> **Goal of the exercise**
Copy out the data exactly, leaving the pictures behind.

> **Data extract**

========

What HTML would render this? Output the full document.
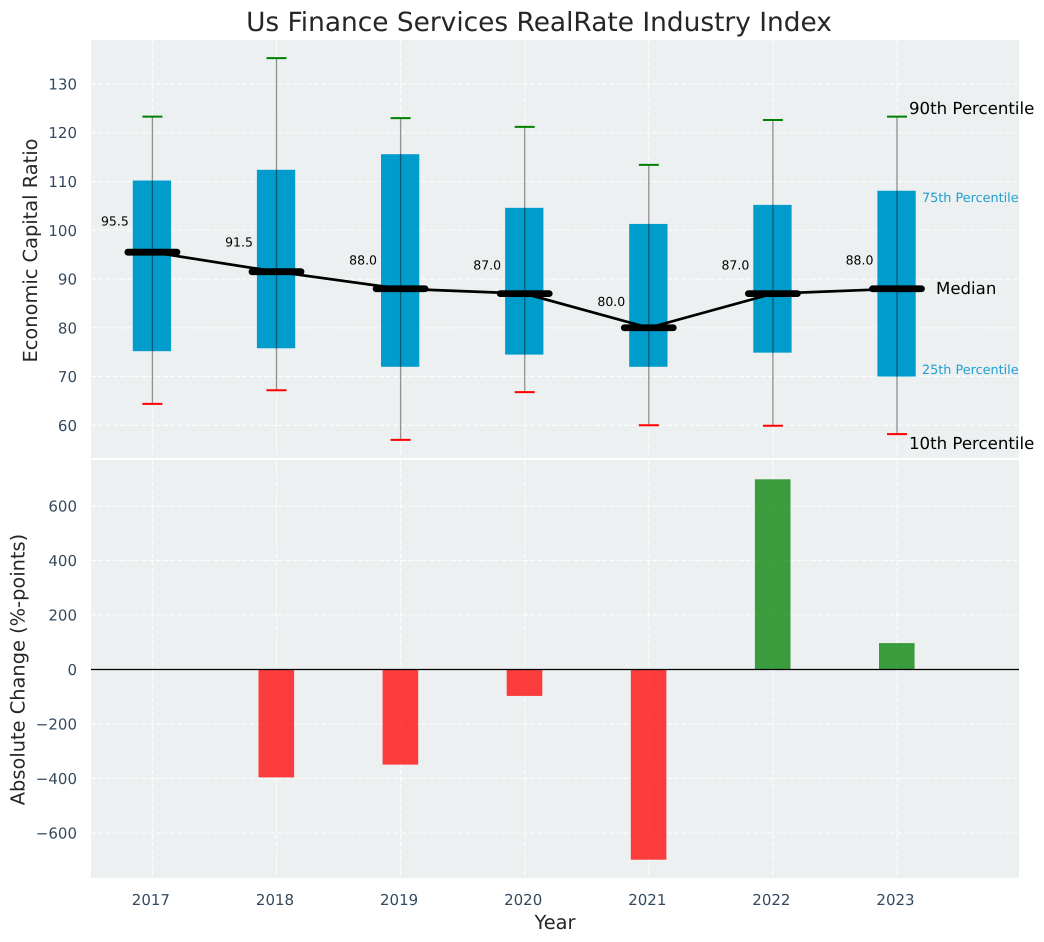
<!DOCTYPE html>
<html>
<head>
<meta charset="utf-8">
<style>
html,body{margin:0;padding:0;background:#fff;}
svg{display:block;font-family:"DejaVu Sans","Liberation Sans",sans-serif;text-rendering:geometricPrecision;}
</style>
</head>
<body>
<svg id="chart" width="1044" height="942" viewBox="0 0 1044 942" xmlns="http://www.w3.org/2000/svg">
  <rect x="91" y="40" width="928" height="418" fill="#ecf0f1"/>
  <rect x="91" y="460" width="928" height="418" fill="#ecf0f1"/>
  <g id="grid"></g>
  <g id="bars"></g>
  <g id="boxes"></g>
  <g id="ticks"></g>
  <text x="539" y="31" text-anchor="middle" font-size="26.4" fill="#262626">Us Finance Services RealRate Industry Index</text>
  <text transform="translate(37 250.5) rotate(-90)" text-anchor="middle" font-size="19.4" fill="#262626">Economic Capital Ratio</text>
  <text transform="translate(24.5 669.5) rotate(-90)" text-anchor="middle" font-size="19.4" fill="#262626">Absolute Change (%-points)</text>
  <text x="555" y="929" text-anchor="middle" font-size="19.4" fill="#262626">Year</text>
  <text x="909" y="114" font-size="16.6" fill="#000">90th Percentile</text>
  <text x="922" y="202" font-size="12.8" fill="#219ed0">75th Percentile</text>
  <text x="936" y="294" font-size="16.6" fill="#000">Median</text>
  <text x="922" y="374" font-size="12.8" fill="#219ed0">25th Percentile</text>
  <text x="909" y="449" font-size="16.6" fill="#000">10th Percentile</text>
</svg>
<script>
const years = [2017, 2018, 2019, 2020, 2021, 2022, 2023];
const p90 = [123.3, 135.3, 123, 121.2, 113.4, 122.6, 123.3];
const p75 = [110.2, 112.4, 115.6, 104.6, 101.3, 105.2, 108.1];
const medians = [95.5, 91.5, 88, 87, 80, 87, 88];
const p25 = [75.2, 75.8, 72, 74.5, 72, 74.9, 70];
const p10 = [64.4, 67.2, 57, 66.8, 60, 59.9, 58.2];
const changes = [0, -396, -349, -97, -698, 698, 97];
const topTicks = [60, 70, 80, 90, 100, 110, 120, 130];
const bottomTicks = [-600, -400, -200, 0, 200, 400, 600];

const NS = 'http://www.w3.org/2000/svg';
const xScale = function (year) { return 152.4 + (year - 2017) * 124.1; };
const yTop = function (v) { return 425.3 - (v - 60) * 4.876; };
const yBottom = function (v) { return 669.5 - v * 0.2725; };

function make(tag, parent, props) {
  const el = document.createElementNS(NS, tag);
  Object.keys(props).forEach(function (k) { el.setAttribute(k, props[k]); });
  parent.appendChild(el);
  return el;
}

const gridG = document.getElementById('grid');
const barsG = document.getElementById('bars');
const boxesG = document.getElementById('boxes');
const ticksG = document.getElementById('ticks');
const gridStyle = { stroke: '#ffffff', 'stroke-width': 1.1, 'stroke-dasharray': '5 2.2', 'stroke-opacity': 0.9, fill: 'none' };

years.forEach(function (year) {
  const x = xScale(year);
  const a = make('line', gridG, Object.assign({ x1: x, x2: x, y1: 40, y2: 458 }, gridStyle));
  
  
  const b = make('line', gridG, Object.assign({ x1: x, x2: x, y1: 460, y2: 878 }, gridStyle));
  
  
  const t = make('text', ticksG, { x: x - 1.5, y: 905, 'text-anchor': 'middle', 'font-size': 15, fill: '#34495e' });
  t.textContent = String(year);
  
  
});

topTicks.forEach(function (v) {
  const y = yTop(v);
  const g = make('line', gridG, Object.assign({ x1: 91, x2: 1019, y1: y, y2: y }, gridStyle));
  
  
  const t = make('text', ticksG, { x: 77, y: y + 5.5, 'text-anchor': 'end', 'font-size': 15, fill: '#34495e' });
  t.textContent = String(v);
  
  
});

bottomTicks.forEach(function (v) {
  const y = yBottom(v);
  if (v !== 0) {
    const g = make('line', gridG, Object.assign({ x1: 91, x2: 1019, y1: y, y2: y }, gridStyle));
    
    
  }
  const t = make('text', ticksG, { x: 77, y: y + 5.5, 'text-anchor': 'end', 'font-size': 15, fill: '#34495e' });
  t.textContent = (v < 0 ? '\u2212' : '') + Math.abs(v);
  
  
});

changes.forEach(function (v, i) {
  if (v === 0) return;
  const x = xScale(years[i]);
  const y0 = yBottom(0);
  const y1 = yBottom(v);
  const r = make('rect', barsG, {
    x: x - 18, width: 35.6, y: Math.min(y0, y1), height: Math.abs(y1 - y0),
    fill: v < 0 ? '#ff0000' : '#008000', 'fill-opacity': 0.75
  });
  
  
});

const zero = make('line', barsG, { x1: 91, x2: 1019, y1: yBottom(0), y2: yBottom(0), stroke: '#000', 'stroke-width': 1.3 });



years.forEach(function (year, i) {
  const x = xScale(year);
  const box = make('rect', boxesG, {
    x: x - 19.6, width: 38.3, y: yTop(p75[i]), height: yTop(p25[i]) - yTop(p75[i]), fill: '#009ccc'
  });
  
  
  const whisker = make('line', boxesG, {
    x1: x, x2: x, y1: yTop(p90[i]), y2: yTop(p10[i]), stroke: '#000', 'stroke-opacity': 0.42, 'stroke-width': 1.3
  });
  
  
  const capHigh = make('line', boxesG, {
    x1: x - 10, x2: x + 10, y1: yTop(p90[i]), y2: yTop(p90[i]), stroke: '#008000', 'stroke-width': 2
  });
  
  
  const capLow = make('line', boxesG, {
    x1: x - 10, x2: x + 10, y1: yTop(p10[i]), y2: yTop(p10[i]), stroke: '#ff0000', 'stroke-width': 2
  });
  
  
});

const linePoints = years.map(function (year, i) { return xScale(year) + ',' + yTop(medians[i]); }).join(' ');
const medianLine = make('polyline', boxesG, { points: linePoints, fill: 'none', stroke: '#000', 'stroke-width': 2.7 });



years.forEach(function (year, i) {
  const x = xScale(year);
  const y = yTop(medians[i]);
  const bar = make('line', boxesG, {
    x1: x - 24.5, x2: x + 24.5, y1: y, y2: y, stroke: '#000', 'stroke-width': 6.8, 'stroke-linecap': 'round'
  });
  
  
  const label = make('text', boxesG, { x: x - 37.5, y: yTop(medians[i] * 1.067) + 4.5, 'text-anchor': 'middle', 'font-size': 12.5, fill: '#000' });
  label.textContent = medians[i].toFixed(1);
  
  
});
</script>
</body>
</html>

========

> **Result of this task**
What HTML would render this? Output the full document.
<!DOCTYPE html>
<html>
<head>
<meta charset="utf-8">
<style>
html,body{margin:0;padding:0;background:#fff;}
svg{display:block;font-family:"DejaVu Sans","Liberation Sans",sans-serif;text-rendering:geometricPrecision;}
</style>
</head>
<body>
<svg id="chart" width="1044" height="942" viewBox="0 0 1044 942" xmlns="http://www.w3.org/2000/svg">
  <rect x="91" y="40" width="928" height="418" fill="#ecf0f1"/>
  <rect x="91" y="460" width="928" height="418" fill="#ecf0f1"/>
  <g id="grid"></g>
  <g id="bars"></g>
  <g id="boxes"></g>
  <g id="ticks"></g>
  <text x="539" y="31" text-anchor="middle" font-size="26.4" fill="#262626">Us Finance Services RealRate Industry Index</text>
  <text transform="translate(37 250.5) rotate(-90)" text-anchor="middle" font-size="19.4" fill="#262626">Economic Capital Ratio</text>
  <text transform="translate(24.5 669.5) rotate(-90)" text-anchor="middle" font-size="19.4" fill="#262626">Absolute Change (%-points)</text>
  <text x="555" y="929" text-anchor="middle" font-size="19.4" fill="#262626">Year</text>
  <text x="909" y="114" font-size="16.6" fill="#000">90th Percentile</text>
  <text x="922" y="202" font-size="12.8" fill="#219ed0">75th Percentile</text>
  <text x="936" y="294" font-size="16.6" fill="#000">Median</text>
  <text x="922" y="374" font-size="12.8" fill="#219ed0">25th Percentile</text>
  <text x="909" y="449" font-size="16.6" fill="#000">10th Percentile</text>
</svg>
<script>
const years = [2017, 2018, 2019, 2020, 2021, 2022, 2023];
const p90 = [123.3, 135.3, 123, 121.2, 113.4, 122.6, 123.3];
const p75 = [110.2, 112.4, 115.6, 104.6, 101.3, 105.2, 108.1];
const medians = [95.5, 91.5, 88, 87, 80, 87, 88];
const p25 = [75.2, 75.8, 72, 74.5, 72, 74.9, 70];
const p10 = [64.4, 67.2, 57, 66.8, 60, 59.9, 58.2];
const changes = [0, -396, -349, -97, -698, 698, 97];
const topTicks = [60, 70, 80, 90, 100, 110, 120, 130];
const bottomTicks = [-600, -400, -200, 0, 200, 400, 600];

const NS = 'http://www.w3.org/2000/svg';
const xScale = function (year) { return 152.4 + (year - 2017) * 124.1; };
const yTop = function (v) { return 425.3 - (v - 60) * 4.876; };
const yBottom = function (v) { return 669.5 - v * 0.2725; };

function make(tag, parent, props) {
  const el = document.createElementNS(NS, tag);
  Object.keys(props).forEach(function (k) { el.setAttribute(k, props[k]); });
  parent.appendChild(el);
  return el;
}

const gridG = document.getElementById('grid');
const barsG = document.getElementById('bars');
const boxesG = document.getElementById('boxes');
const ticksG = document.getElementById('ticks');
const gridStyle = { stroke: '#ffffff', 'stroke-width': 1.1, 'stroke-dasharray': '5 2.2', 'stroke-opacity': 0.9, fill: 'none' };

years.forEach(function (year) {
  const x = xScale(year);
  const a = make('line', gridG, Object.assign({ x1: x, x2: x, y1: 40, y2: 458 }, gridStyle));
  
  
  const b = make('line', gridG, Object.assign({ x1: x, x2: x, y1: 460, y2: 878 }, gridStyle));
  
  
  const t = make('text', ticksG, { x: x - 1.5, y: 905, 'text-anchor': 'middle', 'font-size': 15, fill: '#34495e' });
  t.textContent = String(year);
  
  
});

topTicks.forEach(function (v) {
  const y = yTop(v);
  const g = make('line', gridG, Object.assign({ x1: 91, x2: 1019, y1: y, y2: y }, gridStyle));
  
  
  const t = make('text', ticksG, { x: 77, y: y + 5.5, 'text-anchor': 'end', 'font-size': 15, fill: '#34495e' });
  t.textContent = String(v);
  
  
});

bottomTicks.forEach(function (v) {
  const y = yBottom(v);
  if (v !== 0) {
    const g = make('line', gridG, Object.assign({ x1: 91, x2: 1019, y1: y, y2: y }, gridStyle));
    
    
  }
  const t = make('text', ticksG, { x: 77, y: y + 5.5, 'text-anchor': 'end', 'font-size': 15, fill: '#34495e' });
  t.textContent = (v < 0 ? '\u2212' : '') + Math.abs(v);
  
  
});

changes.forEach(function (v, i) {
  if (v === 0) return;
  const x = xScale(years[i]);
  const y0 = yBottom(0);
  const y1 = yBottom(v);
  const r = make('rect', barsG, {
    x: x - 18, width: 35.6, y: Math.min(y0, y1), height: Math.abs(y1 - y0),
    fill: v < 0 ? '#ff0000' : '#008000', 'fill-opacity': 0.75
  });
  
  
});

const zero = make('line', barsG, { x1: 91, x2: 1019, y1: yBottom(0), y2: yBottom(0), stroke: '#000', 'stroke-width': 1.3 });



years.forEach(function (year, i) {
  const x = xScale(year);
  const box = make('rect', boxesG, {
    x: x - 19.6, width: 38.3, y: yTop(p75[i]), height: yTop(p25[i]) - yTop(p75[i]), fill: '#009ccc'
  });
  
  
  const whisker = make('line', boxesG, {
    x1: x, x2: x, y1: yTop(p90[i]), y2: yTop(p10[i]), stroke: '#000', 'stroke-opacity': 0.42, 'stroke-width': 1.3
  });
  
  
  const capHigh = make('line', boxesG, {
    x1: x - 10, x2: x + 10, y1: yTop(p90[i]), y2: yTop(p90[i]), stroke: '#008000', 'stroke-width': 2
  });
  
  
  const capLow = make('line', boxesG, {
    x1: x - 10, x2: x + 10, y1: yTop(p10[i]), y2: yTop(p10[i]), stroke: '#ff0000', 'stroke-width': 2
  });
  
  
});

const linePoints = years.map(function (year, i) { return xScale(year) + ',' + yTop(medians[i]); }).join(' ');
const medianLine = make('polyline', boxesG, { points: linePoints, fill: 'none', stroke: '#000', 'stroke-width': 2.7 });



years.forEach(function (year, i) {
  const x = xScale(year);
  const y = yTop(medians[i]);
  const bar = make('line', boxesG, {
    x1: x - 24.5, x2: x + 24.5, y1: y, y2: y, stroke: '#000', 'stroke-width': 6.8, 'stroke-linecap': 'round'
  });
  
  
  const label = make('text', boxesG, { x: x - 37.5, y: yTop(medians[i] * 1.067) + 4.5, 'text-anchor': 'middle', 'font-size': 12.5, fill: '#000' });
  label.textContent = medians[i].toFixed(1);
  
  
});
</script>
</body>
</html>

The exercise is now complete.